We wait for Griffin’s surgery to take place, to go very well and to hear great things from Dr. Andrews by the end of the day on Wednesday. We wish Griffin a speedy and successful rehab, keep him in our thoughts and completely forget about the idea that he can make any sort of Adrian Peterson-like recovery.
Seriously, people. This is the second time in the last four years that Griffin has blown out his right knee and this injury includes an LCL tear, which is arguably worse than Peterson’s additional MCL tear. It’s not the same thing. Cyborg or not, this isn’t going to be another miraculous restoration.
Despite swirling reports that throw out recovery times of 6, 8 and 12 months, my gut tells me that Griffin’s earliest return would be the second half of the 2013 season. Bear in mind though, I’m the farthest thing from a doctor.
I don’t want any rush on his return and no contact for his entire rehab. And for anyone that even looks at Griffin’s right knee with anything less than a smile, I’d like them to be dragged into a back alley and shot in the feet.

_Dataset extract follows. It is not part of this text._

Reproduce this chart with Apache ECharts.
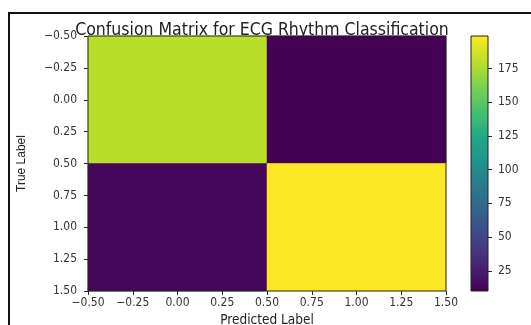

Then, once Griffin returns, I’d like to see Shanahan manipulate the offense a bit. I understand that Griffin was injured on non-option and non-running plays ( scrambles are passing plays first ), but I think this injury could give the coaches a kick in the rear in terms of providing a gifted passer with more looks from a traditional pocket. Upgrade the offensive line in a couple spots, add some speed in the short game and allow Griffin to carve up the opposition.